I have been interested in the performance of the CBI in my other capacities as well during a long service life. So, my views expressed in this column are a result of a professional and dispassionate appraisal of the role of the CBI and the Lokpal.

Let me start off with a basic fact. There can be no question that the CBI has suffered a grievous loss of its credibility in the period following the Emergency 1975-77.

The Shah Commission has given in horrific detail the manner in which it allowed itself to be misused to the extent of ruining the careers and lives of officials while pursuing the vendetta politics of Sanjay Gandhi.

FIRM OPINION

That was why the L. P. Singh Committee in its report (which was buried without a trace by Indira Gandhi when she returned to power in 1980) had asked for a separate parliamentary enactment which would put the CBI out of the clutches of the political party or combine running the government of the day and under an independent oversight body of eminent persons.

The L. P. Singh Committee which comprised, mark you, two legendary police officials, D. P. Kohli and M. M. L. Hoojah, the world renowned Director of the Intelligence Bureau, was of the firm opinion that one of the reasons why the agency could easily be manipulated was that it was headed by a police official, accustomed to life-long subservience to the powers that be.

It wanted the system of having only a police official as its head to be given up and that it should have as its head the best person for the job from whichever walk of life.

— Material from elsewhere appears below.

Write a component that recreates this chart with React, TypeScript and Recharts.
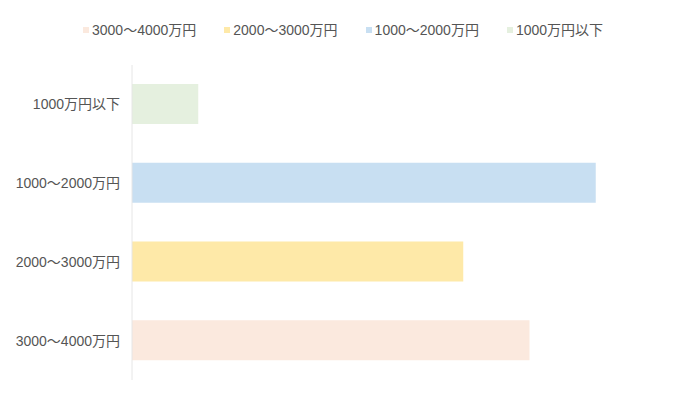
import React from "react";
import { BarChart, Bar, XAxis, YAxis } from "recharts";

// Data
const categories = ["1000万円以下", "1000〜2000万円", "2000〜3000万円", "3000〜4000万円"];
const values = [5, 35, 25, 30];
const colors = ["#e5f0df", "#c8dff2", "#fee9a8", "#fbe9de"];
// legend / series order
const seriesOrder = ["3000〜4000万円", "2000〜3000万円", "1000〜2000万円", "1000万円以下"];

const FONT = "'Liberation Sans', 'Noto Sans CJK JP', sans-serif";

if (typeof document !== "undefined") document.body.style.margin = "0";

const data = categories.map((name, i) => ({ name, [name]: values[i] }));

const colorOf = (name: string) => colors[categories.indexOf(name)];

const LegendBox = () => (
	<div
		style={{
			position: "absolute",
			top: 21,
			left: 83,
			display: "flex",
			fontFamily: FONT,
			fontSize: 14,
			lineHeight: "18px",
			color: "#555",
			whiteSpace: "nowrap",
		}}
	>
		{seriesOrder.map((s) => (
			<div key={s} style={{ display: "flex", alignItems: "center", marginRight: 28 }}>
				<span style={{ width: 6, height: 6, background: colorOf(s), marginRight: 3, display: "inline-block" }} />
				<span>{s}</span>
			</div>
		))}
	</div>
);

const App = () => {
	return (
		<div style={{ position: "relative", width: 680, height: 393 }}>
			<LegendBox />
			<BarChart
				width={680}
				height={393}
				data={data}
				layout="vertical"
				margin={{ top: 65, right: 18, bottom: 13, left: 0 }}
				barSize={40}
			>
				<XAxis type="number" domain={[0, 40]} hide />
				<YAxis
					type="category"
					dataKey="name"
					width={132}
					tickLine={false}
					tickSize={0}
					tickMargin={12}
					axisLine={{ stroke: "#e6e6e6" }}
					tick={{ fill: "#555", fontSize: 14, fontFamily: FONT }}
				/>
				{seriesOrder.map((s) => (
					<Bar key={s} dataKey={s} stackId="a" fill={colorOf(s)} isAnimationActive={false} />
				))}
			</BarChart>
		</div>
	);
};

export default App;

The National Police Commission of which the former Cabinet Secretary, and Governor of West Bengal, Dharam Vira, was the chairman, and another legendary police official, Mr C. V. Narasimhan, was the Member-Secretary, also recommended the formation of National and State Security Commissions entrusted with the task of supervising the functioning of the CBI so as to pre-empt its being subverted into the plaything of predatory politics.

SEVERE HANDICAP

If anything, the image of the CBI has seen a precipitous nosedive in recent years. It has had to swallow strictures galore all the way —from trial courts to the Supreme Court about the way it had tailored investigations to suit political whims.

Eventually, the Supreme Court had to lay down a command-control formula, placing it under the supervision of the Chief Vigilance Commissioner in respect of government officials for insulating it from political machinations.

Rightly or wrongly, the CBI today has lost the trust of the people at large.

For the Lokpal to refer the complaints received by it to the same CBI is to subject the new institution to a severe handicap as regards credibility and effectiveness.

An arrangement whereby the anti-corruption division of the CBI will be tagged on to it will blur the relentless focus on bringing down within a foreseeable future the scale and magnitude of corruption, especially at high levels.

The Lokpal will never be able to enforce its authority and will stand discredited in the bargain. At the same time, for the Lokpal to establish the paraphernalia of an investigation machinery of its own will be a waste of resources.

The best thing would be to hive off the CBI's anti-corruption wing and bring it under the direction, control supervision of Lokpal, after some restructuring and reorientation to bring about a change in the attitude and approach of the personnel by getting rid of toadies and opportunists.